Bitcoin's 6.66% surge to $62,456 will attract attention from younger Leeds investors who have exposure through platforms such as Coinbase or via the growing number of crypto ETFs now available to UK retail investors. The move correlates loosely with the broader risk-on mood, though Bitcoin's volatility profile remains in a different category from any other asset in the snapshot. Pension trustees at West Yorkshire-based defined benefit schemes are almost certainly not affected; retail investors with discretionary allocations should note that a 6.66% single-day move in either direction remains entirely routine for this asset class.
The fall in crude oil to $68.78 is the piece of the puzzle that most directly affects the FTSE 100's composition. BP and Shell together account for a substantial share of the index by weighting, and both are sensitive to WTI and Brent benchmarks. A declining oil price compresses earnings forecasts for the majors, which in turn drags on dividends that UK income funds rely upon. Leeds-based retirees drawing income from equity income funds, or from pension pots with high UK equity allocations, will want to watch whether the oil weakness is transient or reflects a more durable softening in global demand expectations.
Andy Burnham's comments this week about fiscal headroom in Greater Manchester point to a wider debate playing out across Northern England about where public and private investment flows next. The Hunt Valley and South Bank regeneration corridors in Leeds remain dependent on a combination of institutional property investment, government levelling-up funding and local authority borrowing. Higher gilt yields, if they materialise as a consequence of any loosening in the fiscal rules, would raise the cost of that local authority debt directly. For now, bond markets are not flashing alarm, but the conversation in Leeds city finance circles is increasingly focused on what tighter national finances mean for infrastructure pipelines already in the planning stages.

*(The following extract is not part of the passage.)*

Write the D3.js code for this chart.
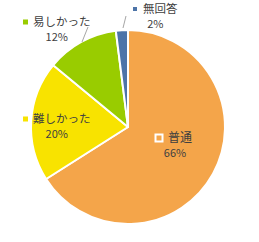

The overall picture on 4 July 2026 is one of genuine momentum qualified by specific risks. Equities are up, sterling is stronger, gold is telling a cautionary story about the dollar, and oil is softening in a way that cuts both ways for UK income investors. Leeds savers with diversified, passive portfolios will broadly have had a good day. Those overweight energy or underweight gold will be doing mental arithmetic this weekend.